_Task description_: Could you copy exactly the lines from the start of the records through the one containing "const legendText = 'true power curve P(t)';", both included, and leave out the pictures?

Rows from a dataset of charts and code:

____

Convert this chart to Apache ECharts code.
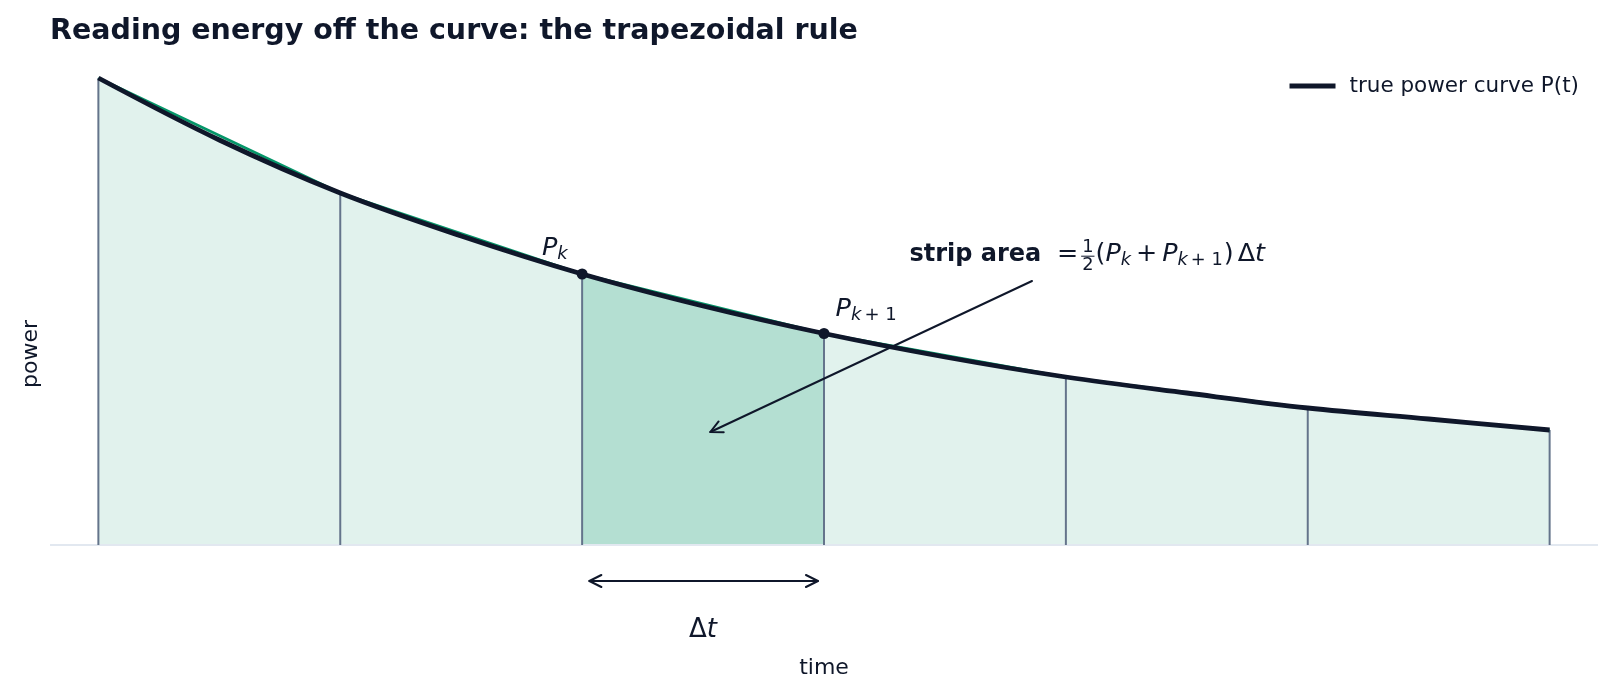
<!DOCTYPE html>
<html><head><meta charset="utf-8">
<script src="https://cdn.jsdelivr.net/npm/echarts@6/dist/echarts.min.js"></script>
<style>html,body{margin:0;padding:0;background:#fff}#c{width:1614px;height:696px}</style>
</head><body><div id="c"></div>
<script>
// ---- data ----
const nodeTimes  = [0, 1, 2, 3, 4, 5, 6];
const nodePower  = [4.67, 3.52, 2.71, 2.115, 1.68, 1.37, 1.15];
const curveTimes = [0, 0.5, 1, 1.5, 2, 2.5, 3, 3.5, 4, 4.5, 5, 5.5, 6];
const curvePower = [4.67, 4.05, 3.52, 3.09, 2.71, 2.39, 2.115, 1.88, 1.68, 1.52, 1.37, 1.26, 1.15];
const highlightStrip = 2;           // strip k .. k+1
const markedNodes = [2, 3];
const xRange = [-0.2, 6.2];
const yRange = [-1.05, 4.87];
const areaArrow = [3.86, 2.64, 2.53, 1.13];   // from -> to
const dtArrow = [2.03, -0.36, 2.975, -0.36];
const stripLabelAnchor = [3.353, 2.823];
const pkLabelAnchor = [1.834, 2.883];
const pk1LabelAnchor = [3.048, 2.273];
const dtLabelAnchor = [2.5, -0.94];
const titleText = 'Reading energy off the curve: the trapezoidal rule';
const legendText = 'true power curve P(t)';

const INK = '#0f172a';
const GREEN = '#059669';
const FF = '"DejaVu Sans"';

const chart = echarts.init(document.getElementById('c'));

const strips = nodeTimes.slice(0, -1).map((t, i) => [t, nodeTimes[i + 1], nodePower[i], nodePower[i + 1], i === highlightStrip ? 1 : 0]);

function arrowHead(tip, from, len, half) {
  const dx = tip[0] - from[0], dy = tip[1] - from[1];
  const L = Math.hypot(dx, dy); const ux = dx / L, uy = dy / L;
  const bx = tip[0] - ux * len, by = tip[1] - uy * len;
  return [[bx - uy * half, by + ux * half], tip, [bx + uy * half, by - ux * half]];
}

const option = {
  backgroundColor: '#fff',
  animation: false,
  title: {
    text: titleText, left: 50, top: 17, padding: 0,
    textStyle: { fontFamily: FF, fontSize: 28.5, fontWeight: 'bold', color: INK }
  },
  legend: {
    data: [{ name: legendText, icon: 'rect' }],
    right: 35, top: 75, padding: 0, itemWidth: 46, itemHeight: 5,
    textStyle: { fontFamily: FF, fontSize: 21.5, color: INK, padding: [0, 0, 0, 9] }
  },
  grid: { left: 50, right: 16, top: 58, bottom: 46 },
  xAxis: {
    type: 'value', min: xRange[0], max: xRange[1],
    axisLine: { show: false }, axisTick: { show: false }, axisLabel: { show: false }, splitLine: { show: false },
    name: 'time', nameLocation: 'middle', nameGap: 7,
    nameTextStyle: { fontFamily: FF, fontSize: 22, color: INK }
  },
  yAxis: {
    type: 'value', min: yRange[0], max: yRange[1],
    axisLine: { show: false }, axisTick: { show: false }, axisLabel: { show: false }, splitLine: { show: false },
    name: 'power', nameLocation: 'middle', nameGap: 8,
    nameTextStyle: { fontFamily: FF, fontSize: 22, color: INK }
  },
  series: [
    {
      type: 'custom', z: 1, silent: true, data: strips,
      renderItem: (params, api) => {
        const x0 = api.value(0), x1 = api.value(1), y0 = api.value(2), y1 = api.value(3), h = api.value(4);
        const pts = [api.coord([x0, 0]), api.coord([x1, 0]), api.coord([x1, y1]), api.coord([x0, y0])];
        return { type: 'polygon', shape: { points: pts }, style: { fill: h ? 'rgba(5,150,105,0.30)' : 'rgba(5,150,105,0.12)', stroke: null } };
      }
    },
    {
      type: 'line', z: 2, silent: true, symbol: 'none', data: [[xRange[0], 0], [xRange[1], 0]],
      lineStyle: { color: '#e2e8f0', width: 2.2 }
    },
    {
      type: 'custom', z: 3, silent: true, data: nodeTimes.map((t, i) => [t, nodePower[i]]),
      renderItem: (params, api) => {
        const a = api.coord([api.value(0), 0]), b = api.coord([api.value(0), api.value(1)]);
        return { type: 'line', shape: { x1: a[0], y1: a[1], x2: b[0], y2: b[1] }, style: { stroke: '#64748b', lineWidth: 2 } };
      }
    },
    {
      type: 'line', z: 4, silent: true, symbol: 'none', data: nodeTimes.map((t, i) => [t, nodePower[i]]),
      lineStyle: { color: GREEN, width: 2.5 }
    },
    {
      name: legendText, type: 'line', z: 5, silent: true, symbol: 'none', smooth: 0.35,
      data: curveTimes.map((t, i) => [t, curvePower[i]]),
      itemStyle: { color: INK }, lineStyle: { color: INK, width: 4.8 }
    },
    {
      type: 'scatter', z: 6, silent: true, symbolSize: 11,
      data: markedNodes.map(i => [nodeTimes[i], nodePower[i]]), itemStyle: { color: INK, opacity: 1 }
    },
    {
      type: 'custom', z: 7, silent: true, data: [areaArrow.concat([0]), dtArrow.concat([1])],
      renderItem: (params, api) => {
        const p = api.coord([api.value(0), api.value(1)]), q = api.coord([api.value(2), api.value(3)]);
        const both = api.value(4);
        const st = { stroke: INK, lineWidth: 2, fill: null, lineCap: 'round', lineJoin: 'round' };
        const ch = [{ type: 'line', shape: { x1: p[0], y1: p[1], x2: q[0], y2: q[1] }, style: st },
                    { type: 'polyline', shape: { points: arrowHead(q, p, 12, 6) }, style: st }];
        if (both) ch.push({ type: 'polyline', shape: { points: arrowHead(p, q, 12, 6) }, style: st });
        return { type: 'group', children: ch };
      }
    }
  ]
};
chart.setOption(option);

// ---- math-style annotations, anchored at data coordinates ----
const mctx = document.createElement('canvas').getContext('2d');
function fontStr(p) { return (p.italic ? 'italic ' : '') + (p.bold ? 'bold ' : '') + p.size + 'px ' + FF; }
function measure(p) { mctx.font = fontStr(p); return mctx.measureText(p.text).width; }
function mathEls(pieces, anchor, align) {
  const px = chart.convertToPixel({ gridIndex: 0 }, anchor);
  let total = 0;
  pieces.forEach(p => {
    if (p.frac) { p.w = Math.max(measure(p.num), measure(p.den)) + 2; }
    else p.w = measure(p);
    total += (p.pre || 0) + p.w + (p.post || 0);
  });
  let x = px[0] - (align === 'center' ? total / 2 : 0);
  const base = px[1];
  const els = [];
  const txt = (p, xx, bl) => ({
    type: 'text', x: xx, y: bl - 0.346 * p.size, silent: true,
    style: { text: p.text, font: fontStr(p), fill: INK, align: 'left', verticalAlign: 'middle' }
  });
  pieces.forEach(p => {
    x += (p.pre || 0);
    if (p.frac) {
      const bar = base - p.axis;
      const nw = measure(p.num), dw = measure(p.den);
      els.push(txt(p.num, x + (p.w - nw) / 2, bar - 2.5));
      els.push(txt(p.den, x + (p.w - dw) / 2, bar + 2.5 + 0.729 * p.den.size));
      els.push({ type: 'line', silent: true, shape: { x1: x, y1: bar, x2: x + p.w, y2: bar }, style: { stroke: INK, lineWidth: 1 } });
    } else {
      els.push(txt(p, x, base + (p.dy || 0)));
    }
    x += p.w + (p.post || 0);
  });
  return els;
}
const F = 25.4, S = 17.8;
const graphics = [].concat(
  mathEls([{ text: 'strip area', size: 24, bold: true }], stripLabelAnchor, 'left'),
  mathEls([
    { text: '=', size: F, pre: 147.5 },
    { frac: true, num: { text: '1', size: S }, den: { text: '2', size: S }, axis: 6.5, pre: 3 },
    { text: '(', size: F, pre: 1 },
    { text: 'P', size: F, italic: true },
    { text: 'k', size: S, italic: true, dy: 4 },
    { text: '+', size: F, pre: 5, post: 5 },
    { text: 'P', size: F, italic: true },
    { text: 'k', size: S, italic: true, dy: 4 },
    { text: '+ 1', size: S, dy: 4, pre: 3 },
    { text: ')', size: F, pre: 1 },
    { text: 'Δ', size: F, pre: 4 },
    { text: 't', size: F, italic: true }
  ], stripLabelAnchor, 'left'),
  mathEls([{ text: 'P', size: 25.5, italic: true }, { text: 'k', size: 18, italic: true, dy: 3.5 }], pkLabelAnchor, 'left'),
  mathEls([{ text: 'P', size: 25.5, italic: true }, { text: 'k', size: 18, italic: true, dy: 3.5 }, { text: '+ 1', size: 18, dy: 3.5, pre: 3 }], pk1LabelAnchor, 'left'),
  mathEls([{ text: 'Δ', size: 26 }, { text: 't', size: 26, italic: true }], dtLabelAnchor, 'center')
);
chart.setOption({ graphic: { elements: graphics } });
</script></body></html>
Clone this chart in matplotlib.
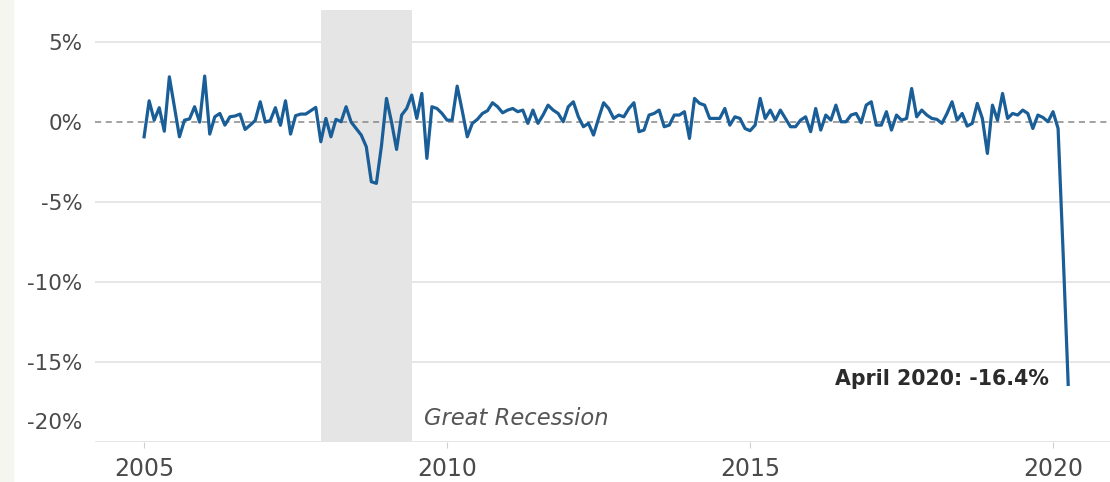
import numpy as np
import matplotlib
matplotlib.use("Agg")
import matplotlib.pyplot as plt

# monthly % change, Jan 2005 .. Apr 2020
start_year = 2005
pct_change = [
    # 2005
    -0.92, 1.33, 0.12, 0.90, -0.57, 2.83, 0.95, -0.92, 0.12, 0.20, 0.96, 0.00,
    # 2006
    2.88, -0.75, 0.33, 0.54, -0.19, 0.33, 0.38, 0.50, -0.46, -0.19, 0.10, 1.27,
    # 2007
    0.00, 0.10, 0.90, -0.20, 1.33, -0.75, 0.40, 0.50, 0.50, 0.71, 0.92, -1.23,
    # 2008
    0.23, -0.92, 0.17, 0.02, 0.96, 0.00, -0.40, -0.81, -1.54, -3.73, -3.83, -1.50,
    # 2009
    1.48, 0.00, -1.71, 0.44, 0.85, 1.69, 0.23, 1.79, -2.27, 0.96, 0.85, 0.54,
    # 2010
    0.12, 0.12, 2.25, 0.71, -0.92, -0.08, 0.17, 0.54, 0.71, 1.21, 0.96, 0.58,
    # 2011
    0.75, 0.85, 0.65, 0.75, -0.08, 0.75, -0.08, 0.44, 1.06, 0.75, 0.54, 0.02,
    # 2012
    0.96, 1.27, 0.33, -0.29, -0.08, -0.81, 0.23, 1.21, 0.85, 0.23, 0.44, 0.33,
    # 2013
    0.85, 1.21, -0.60, -0.50, 0.44, 0.54, 0.75, -0.29, -0.19, 0.44, 0.44, 0.65,
    # 2014
    -1.02, 1.48, 1.17, 1.06, 0.23, 0.23, 0.23, 0.85, -0.19, 0.33, 0.23, -0.40,
    # 2015
    -0.54, -0.19, 1.48, 0.23, 0.75, 0.12, 0.75, 0.23, -0.29, -0.29, 0.12, 0.33,
    # 2016
    -0.60, 0.85, -0.50, 0.44, 0.12, 1.06, 0.02, 0.02, 0.44, 0.54, -0.04, 1.06,
    # 2017
    1.27, -0.19, -0.19, 0.65, -0.50, 0.44, 0.12, 0.23, 2.10, 0.33, 0.75, 0.44,
    # 2018
    0.23, 0.17, -0.08, 0.54, 1.27, 0.12, 0.54, -0.25, -0.08, 1.17, 0.23, -1.96,
    # 2019
    1.06, 0.12, 1.79, 0.23, 0.54, 0.44, 0.75, 0.54, -0.40, 0.44, 0.29, 0.02,
    # 2020
    0.65, -0.40, -8.20, -16.40,
]
recession = (2007 + 11 / 12, 2009 + 5 / 12)   # Dec 2007 - Jun 2009
y_ticks = [5, 0, -5, -10, -15, -20]
x_ticks = [2005, 2010, 2015, 2020]

months = start_year + np.arange(len(pct_change)) / 12.0

plt.rcParams['font.family'] = ['DejaVu Sans']

fig = plt.figure(figsize=(11.1, 4.82), dpi=100)
ax = fig.add_axes([0.0856, 0.083, 0.9144, 0.896])

# faint slide edge on the left
fig.patches.append(plt.Rectangle((0, 0), 0.012, 1, transform=fig.transFigure,
                                 color='#f5f6ef', zorder=0))

for yv in y_ticks:
    if yv == 0:
        continue
    ax.axhline(yv, color='#e2e2e2', lw=1.2, zorder=1)
ax.axhline(0, color='#888888', lw=1.1, ls=(0, (4, 3)), zorder=2)

ax.axvspan(recession[0], recession[1], color='#e5e5e5', lw=0, zorder=1.5)

ax.plot(months, pct_change, color='#1a5e98', lw=2.3, zorder=3,
        solid_joinstyle='round')

ax.set_xlim(2004.19, 2020.94)
ax.set_ylim(-20, 7)

for s in ax.spines.values():
    s.set_visible(False)

ax.set_xticks(x_ticks)
ax.set_xticklabels([str(x) for x in x_ticks])
ax.tick_params(axis='x', length=4, color='#d0d0d0', labelsize=17,
               labelcolor='#4a4a4a', pad=7)

ax.set_yticks(y_ticks[:-1])
ax.set_yticklabels(['%d%%' % v for v in y_ticks[:-1]])
ax.tick_params(axis='y', length=0, labelsize=15.5, labelcolor='#4a4a4a', pad=9)
ax.annotate('%d%%' % y_ticks[-1], xy=(0, y_ticks[-1]),
            xycoords=('axes fraction', 'data'), xytext=(-9, 14),
            textcoords='offset points', ha='right', va='center',
            fontsize=15.5, color='#4a4a4a')

ax.annotate('April 2020: -16.4%', xy=(months[-1], pct_change[-1]),
            xytext=(-14, 4), textcoords='offset points', ha='right',
            va='center', fontsize=14.8, fontweight='bold', color='#2b2b2b')
ax.annotate('Great Recession', xy=(recession[1], -20), xytext=(9, 17),
            textcoords='offset points', ha='left', va='center',
            fontsize=16.3, fontstyle='italic', color='#555555')

fig.savefig('out.png', dpi=100)
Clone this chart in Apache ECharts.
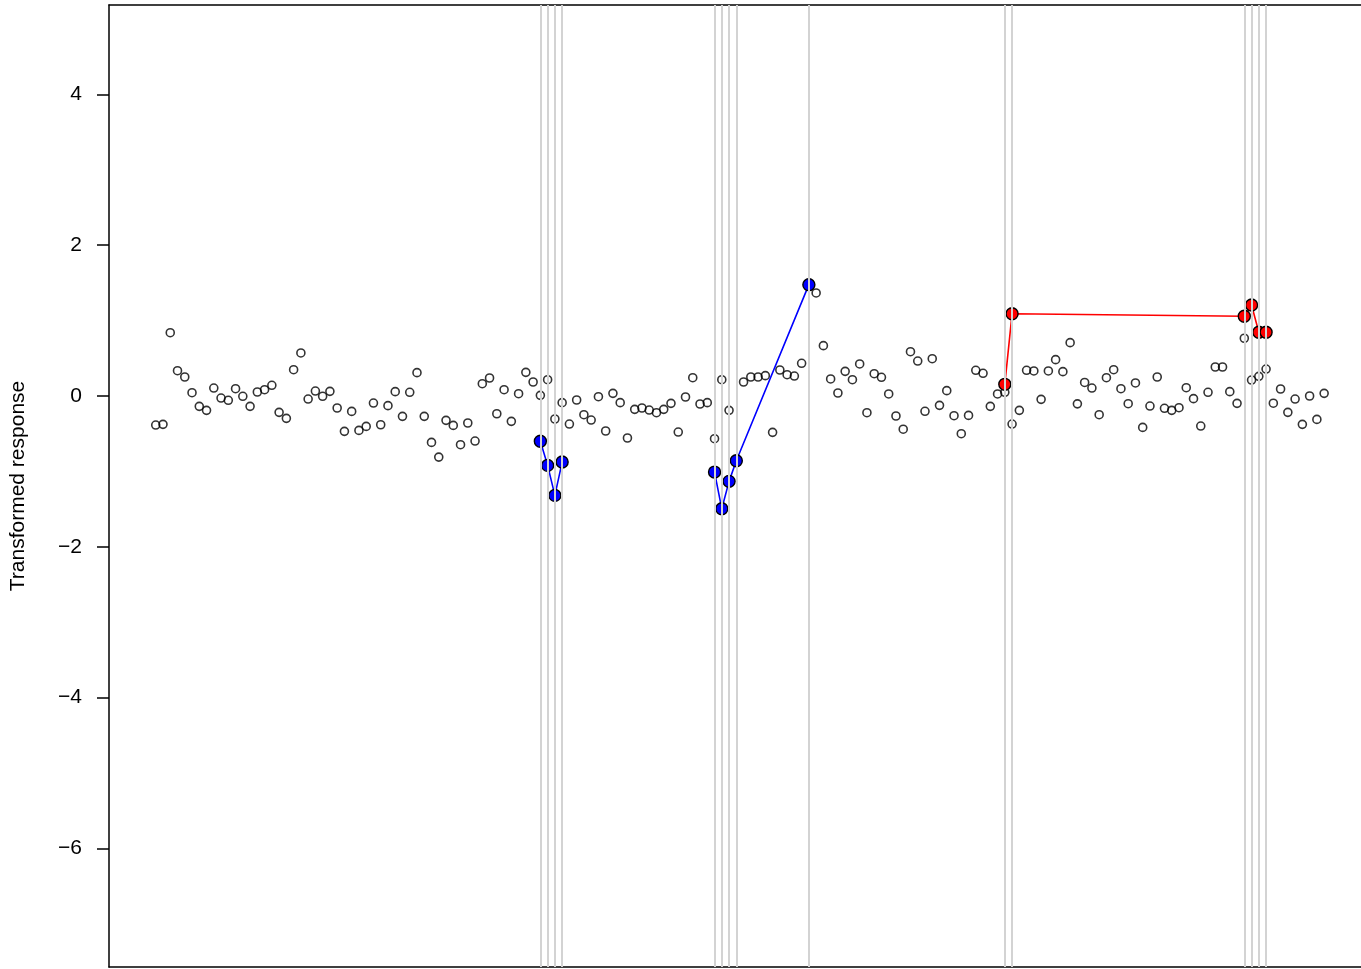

____

_Solution to this exercise_:
Convert this chart to Apache ECharts code.
<!DOCTYPE html>
<html><head><meta charset="utf-8">
<script src="https://cdn.jsdelivr.net/npm/echarts@6/dist/echarts.min.js"></script>
<style>html,body{margin:0;padding:0;background:#fff}#c{width:1614px;height:696px}</style>
</head><body><div id="c"></div>
<script>
// ---- data ----
const nodeTimes  = [0, 1, 2, 3, 4, 5, 6];
const nodePower  = [4.67, 3.52, 2.71, 2.115, 1.68, 1.37, 1.15];
const curveTimes = [0, 0.5, 1, 1.5, 2, 2.5, 3, 3.5, 4, 4.5, 5, 5.5, 6];
const curvePower = [4.67, 4.05, 3.52, 3.09, 2.71, 2.39, 2.115, 1.88, 1.68, 1.52, 1.37, 1.26, 1.15];
const highlightStrip = 2;           // strip k .. k+1
const markedNodes = [2, 3];
const xRange = [-0.2, 6.2];
const yRange = [-1.05, 4.87];
const areaArrow = [3.86, 2.64, 2.53, 1.13];   // from -> to
const dtArrow = [2.03, -0.36, 2.975, -0.36];
const stripLabelAnchor = [3.353, 2.823];
const pkLabelAnchor = [1.834, 2.883];
const pk1LabelAnchor = [3.048, 2.273];
const dtLabelAnchor = [2.5, -0.94];
const titleText = 'Reading energy off the curve: the trapezoidal rule';
const legendText = 'true power curve P(t)';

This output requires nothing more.